All of the characters suffer from this dull, archetypal mindlessness.  Given that the bulk of the film focuses on life in the Maze, this dullness allowed me to wander to the Maze itself.  Rather than the environmental horror it was meant to be, it became the one true character in the entire novel, adapting and shifting from start to finish to accommodate the plot changes.  That the Maze was more memorable than the people is telling of the film’s lackluster performance in most other respects.

On so many levels, The Maze Runner is simply “present.”  It never rises up to offer anything beyond the models on which it is clearly based, nor does it ever totally fail at imitation.  Even an ambitious failure would have been notable, but Wes Ball’s directorial debut (at the feature length level) aims for comfort.  While I’m sure fans of the books will enjoy the film, I’m convinced that The Maze Runner will be forgotten because it isn’t bold enough to transcend its genre.[3]  I started to forget the movie mere days after seeing it, not because I thought it was a bad film, but because it seemed to me to be a film without a purpose other than mere entertainment — and even on that mission, it was fleeting.  Perhaps I am becoming bored with the YA dystopian model in film in the same way that I have become bored with it in literature:  imitation that barely meets the burden of original take.  Here, though, I think the problem has less to do with the narratives than it does with their presentation.  The Maze Runner was an OK book, but I always thought it would make a better movie; unfortunately, I may have been wrong.

Directing: 2/5
Cast: 2/5
Writing:  2/5
Visuals: 4/5 (the visuals are quite nice, actually, even if they are not presented in a particularly compelling way)
Adaptation: 2/5 (though reasonably faithful to the book, I don’t think that actually works in its favor)
Overall:  2.4/5 (48%)(for lackluster direction, dull characterization, and forgettable-ness)
Inflated Grade:  C- (I’m tempted to give this a D+, but I don’t think it’s actually bad enough to qualify as Torture Cinema)

——————

[1]:  Cooper does give one hell of a final performance, though.

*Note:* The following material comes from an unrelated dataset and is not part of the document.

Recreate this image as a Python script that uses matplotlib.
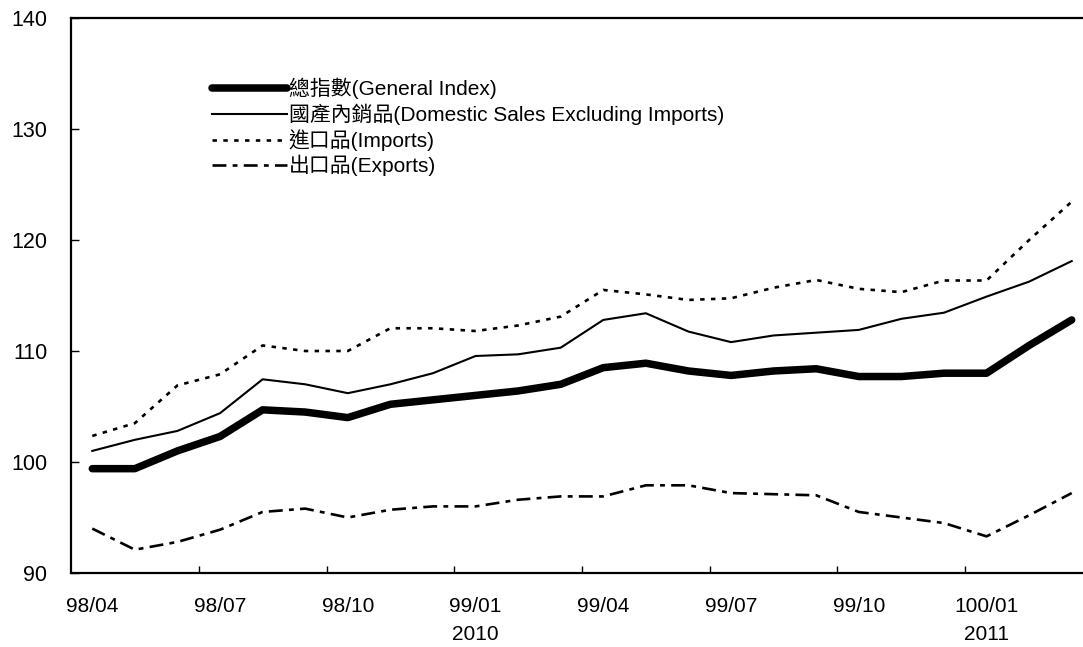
import matplotlib
matplotlib.use("Agg")
import matplotlib.pyplot as plt

plt.rcParams['font.family'] = ['Liberation Sans', 'Noto Sans CJK TC', 'DejaVu Sans']
plt.rcParams['lines.scale_dashes'] = False

months = ["98/04", "98/05", "98/06", "98/07", "98/08", "98/09", "98/10", "98/11",
          "98/12", "99/01", "99/02", "99/03", "99/04", "99/05", "99/06", "99/07",
          "99/08", "99/09", "99/10", "99/11", "99/12", "100/01", "100/02", "100/03"]

general = [99.4, 99.4, 101.0, 102.3, 104.7, 104.5, 104.0, 105.2, 105.6, 106.0, 106.4, 107.0,
           108.5, 108.9, 108.2, 107.8, 108.2, 108.4, 107.7, 107.7, 108.0, 108.0, 110.5, 112.8]
domestic = [101.0, 102.0, 102.8, 104.4, 107.45, 107.0, 106.2, 107.0, 108.0, 109.55, 109.7, 110.3,
            112.8, 113.4, 111.75, 110.8, 111.4, 111.65, 111.9, 112.9, 113.45, 114.9, 116.25, 118.1]
imports = [102.35, 103.5, 106.9, 107.9, 110.5, 110.0, 110.0, 112.05, 112.05, 111.8, 112.3, 113.1,
           115.5, 115.1, 114.6, 114.75, 115.7, 116.4, 115.6, 115.3, 116.35, 116.35, 120.0, 123.45]
exports = [94.0, 92.1, 92.8, 93.9, 95.5, 95.8, 95.0, 95.7, 96.0, 96.0, 96.6, 96.9,
           96.9, 97.9, 97.9, 97.2, 97.1, 97.0, 95.5, 95.0, 94.5, 93.3, 95.2, 97.2]

labels = ["總指數(General Index)",
          "國產內銷品(Domestic Sales Excluding Imports)",
          "進口品(Imports)",
          "出口品(Exports)"]

tick_labels = {0: "98/04", 3: "98/07", 6: "98/10", 9: "99/01\n2010",
               12: "99/04", 15: "99/07", 18: "99/10", 21: "100/01\n2011"}

W, H = 1083, 647
fig = plt.figure(figsize=(W / 100, H / 100), dpi=100)
ax = fig.add_axes([71 / W, 1 - 573 / H, (1093 - 71) / W, (573 - 18) / H])

x = list(range(len(months)))
ax.plot(x, general, color="black", lw=5.4, solid_capstyle="round", label=labels[0])
ax.plot(x, domestic, color="black", lw=1.5, label=labels[1])
ax.plot(x, imports, color="black", lw=1.9, linestyle=(0, (3.2, 4.6)), label=labels[2])
ax.plot(x, exports, color="black", lw=1.9, linestyle=(0, (10, 4.5, 3.5, 4.5)), label=labels[3])

ax.set_xlim(-0.5, len(months) - 0.5)
ax.set_ylim(90, 140)
ax.set_yticks(range(90, 141, 10))

# tick marks sit between categories, labels sit on the categories
ax.set_xticks([i - 0.5 for i in range(3, len(months), 3)])
ax.set_xticklabels([])
ax.set_xticks(list(tick_labels.keys()), minor=True)
ax.set_xticklabels(list(tick_labels.values()), minor=True, linespacing=1.6)
ax.tick_params(axis="x", which="major", direction="in", length=5, width=1)
ax.tick_params(axis="x", which="minor", length=0, pad=17, labelsize=15)
ax.tick_params(axis="y", direction="in", length=6, width=1, pad=17, labelsize=15.5)

ax.spines["right"].set_visible(False)
for s in ["left", "top", "bottom"]:
    ax.spines[s].set_linewidth(1.6)

leg = ax.legend(loc="upper left", bbox_to_anchor=(212 / W, 1 - 78 / H),
                bbox_transform=fig.transFigure, frameon=False, fontsize=15,
                handlelength=3.6, handletextpad=0.08, labelspacing=0.2,
                borderpad=0, borderaxespad=0)

fig.savefig("out.png", dpi=100)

[2]:  Honestly, I don’t think the film relays a sexist message here.  There is only one noticeable joke about Teresa’s gender, which occurs after she has hidden herself away in a watchtower and begun chucking rocks at the boys in an effort to get them to go away (mostly because she has no idea what is going on and they’re trying to help her through the transition period).  One of the boys comments, “Is this what girls are like?,” indicating to the audience that a) he’s never seen a girl in his entire life, and b) he has no idea what to expect from a girl given that his daily experiences involve boys.

[3]:  Granted, The Maze Runner is a modified form of the Minotaur and the Labyrinth myth from ancient Greece.